I think that I cannot preserve my health and spirits, unless I spend four hours a day at least - and it is commonly more than that - sauntering through the woods and over the hills and fields, absolutely free from all worldly engagements.
~Henry David Thoreau
It is a glorious day! The sun is out, no harsh wind blowing through the trees, and my schedule allows freedom to play. I take Hannah, a golden retriever near and dear to my heart, for a walk through the woods. We are both smiling, happy to be outside and away from others.
What is it about being in nature that calms my soul? When the birds take flight singing their song, my eyes follow them across the sky, feeling as though a part of me is soaring above right along with them.
As we walk along, I observe Hannah as she lifts her snout up into the air as though she is detecting delicacies fresh from an oven.
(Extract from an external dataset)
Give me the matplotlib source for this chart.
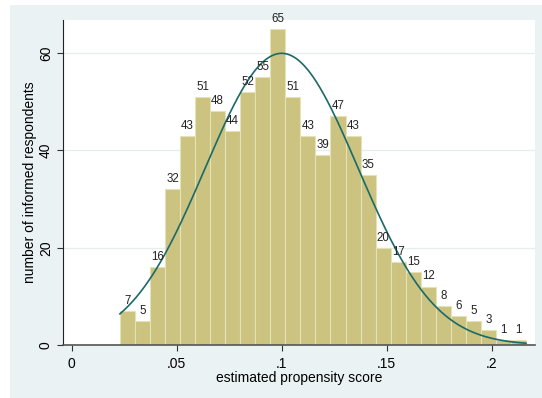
import numpy as np
import matplotlib
matplotlib.use('Agg')
from matplotlib import pyplot as plt
from matplotlib.patches import Rectangle

# histogram bins (estimated propensity score) and frequencies
bin_start = 0.023
bin_width = 0.00716
counts = [7, 5, 16, 32, 43, 51, 48, 44, 52, 55, 65, 51, 43, 39, 47,
          43, 35, 20, 17, 15, 12, 8, 6, 5, 3, 1, 1]

# normal density overlay parameters
norm_mean = 0.1
norm_sd = 0.0364

x_ticks = [0, 0.05, 0.1, 0.15, 0.2]
x_tick_labels = ['0', '.05', '.1', '.15', '.2']
y_ticks = [0, 20, 40, 60]

plt.rcParams['font.family'] = ['Liberation Sans', 'DejaVu Sans']

fig = plt.figure(figsize=(5.42, 3.98), dpi=100)
fig.patch.set_facecolor('white')
fig.patches.append(Rectangle((10 / 542, 0), 1, 1 - 5 / 398,
                             transform=fig.transFigure,
                             facecolor='#eaf2f3', edgecolor='none', zorder=-10))

ax = fig.add_axes([63 / 542, 53 / 398, 472 / 542, 325 / 398])
ax.set_facecolor('white')

edges = bin_start + bin_width * np.arange(len(counts))
ax.bar(edges, counts, width=bin_width, align='edge',
       color='#cbc37f', edgecolor='#e6e2b8', linewidth=0.8, zorder=2)

for e, c in zip(edges, counts):
    ax.annotate(str(c), (e + bin_width / 2, c), xytext=(0, 3),
                textcoords='offset points', ha='center', va='bottom',
                fontsize=8.3, color='#222222', zorder=4)

# normal curve scaled to frequency
n = sum(counts)
xs = np.linspace(edges[0], edges[-1] + bin_width, 300)
ys = n * bin_width / (norm_sd * np.sqrt(2 * np.pi)) * np.exp(-0.5 * ((xs - norm_mean) / norm_sd) ** 2)
ax.plot(xs, ys, color='#1a6a6a', linewidth=1.2, zorder=3)

# format plot
ax.set_xlim(-0.0041, 0.2206)
ax.set_ylim(0, 66.8)
ax.set_xticks(x_ticks)
ax.set_xticklabels(x_tick_labels)
ax.set_yticks(y_ticks)
ax.set_yticklabels([str(v) for v in y_ticks], rotation=90, va='center')
ax.tick_params(axis='both', labelsize=10, length=4.3, width=0.8, color='#333333')
ax.tick_params(axis='x', pad=4)
ax.tick_params(axis='y', pad=3)
ax.grid(axis='y', color='#e4eeef', linewidth=0.9, zorder=0)
ax.set_axisbelow(True)
for s in ['top', 'right']:
    ax.spines[s].set_visible(False)
ax.spines['left'].set_color('#222222')
ax.spines['bottom'].set_color('#555555')
ax.spines['bottom'].set_linewidth(1.2)

ax.set_xlabel('estimated propensity score', fontsize=10, labelpad=0)
ax.set_ylabel('number of informed respondents', fontsize=10, labelpad=1)

fig.savefig('out.png', dpi=100)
Her entire body wags in delight as she almost prances down the path.
It is the trees who call loudest to me. They have been stripped of their brilliantly colored leaves and yet they remain standing tall and proud. Facing a season of brutal winds and freezing temperatures, they remain courageous.
We find ourselves off the beaten path. I settle onto a bench hidden in the trees while Hannah quickly settles upon the ground, as happy as she can be. This is where I can relax, breathe in the crisp air and exhale the built up holiday tensions. I slowly return to being me.
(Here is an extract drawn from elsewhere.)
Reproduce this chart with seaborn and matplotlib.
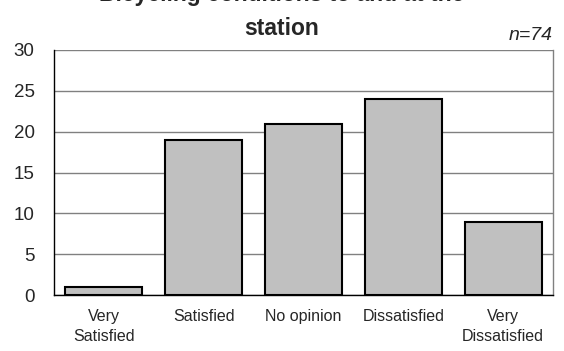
import matplotlib
matplotlib.use('Agg')
import matplotlib.pyplot as plt
import seaborn as sns
import pandas as pd

categories = ['Very\nSatisfied', 'Satisfied', 'No opinion', 'Dissatisfied', 'Very\nDissatisfied']
counts = [1, 19, 21, 24, 9]
y_ticks = [0, 5, 10, 15, 20, 25, 30]
title_line1 = 'Bicycling conditions to and at the'
title_line2 = 'station'
n_label = 'n=74'

sns.set_theme(style='white')
plt.rcParams['font.family'] = ['Liberation Sans', 'DejaVu Sans']

df = pd.DataFrame({'category': categories, 'count': counts})

fig = plt.figure(figsize=(5.64, 3.51), dpi=100)
ax = fig.add_axes([54 / 564, 1 - 295 / 351, 499 / 564, 245 / 351])

sns.barplot(data=df, x='category', y='count', color='#c0c0c0', edgecolor='black',
            linewidth=1.5, width=0.77, saturation=1, ax=ax, zorder=3)

ax.set_ylim(0, 30)
ax.set_xlim(-0.5, 4.5)
ax.set_yticks(y_ticks)
ax.set_yticklabels([str(v) for v in y_ticks], fontsize=13.5)
ax.yaxis.grid(True, color='#808080', linewidth=1, zorder=0)
ax.set_axisbelow(True)

# category labels in the middle, tick marks on the boundaries (Excel style)
ax.set_xticks(range(len(categories)))
ax.set_xticklabels(categories, fontsize=11.5, linespacing=1.45)
ax.tick_params(axis='x', length=0, pad=10)
ax.set_xticks([i - 0.5 for i in range(len(categories) + 1)], minor=True)
ax.tick_params(axis='x', which='minor', length=5, width=1, color='black', direction='out')
ax.tick_params(axis='y', length=6, width=1, color='black', direction='out', pad=8)
ax.set_xlabel('')
ax.set_ylabel('')

ax.spines['top'].set_visible(False)
ax.spines['left'].set_color('black')
ax.spines['bottom'].set_color('black')
ax.spines['right'].set_color('#808080')
for s in ['left', 'bottom', 'right']:
    ax.spines[s].set_linewidth(1)

# the first title line is cut by the top edge, as in the original
fig.text(0.5, 1 - 0.5 / 351, title_line1, ha='center', va='baseline',
         fontsize=16.5, fontweight='bold')
fig.text(0.5, 1 - 35 / 351, title_line2, ha='center', va='baseline',
         fontsize=16.5, fontweight='bold')
fig.text(553 / 564, 1 - 40 / 351, n_label, ha='right', va='baseline',
         fontsize=14, style='italic')

plt.savefig('out.png', dpi=100)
Oh how I need this solitude, to be isolated from those I dearly love, to have a gentle breeze sweep away the emotional remnants hanging in the hallways of my mind, and to rise spiritually out of this human form.
This is my favorite space in what is called time. I am limitless, and not restrained by boundaries of any kind. I am freely connected to bird, tree, and sun as it all becomes a part of me. Suspended in nothingness, I am filled with all there is to be seen and unseen. A sacred oneness enters me.
It is here in the woods with life kept at bay, that I have the strongest sense of self. Surrounded by nature, all becomes holy. I am content to be me.
Reluctantly, I stand to leave these sacred grounds and Hannah pauses as though she, too, is saying good-bye. Together we find our way back to the path, slowly retreating from the woods into the static noise of the world.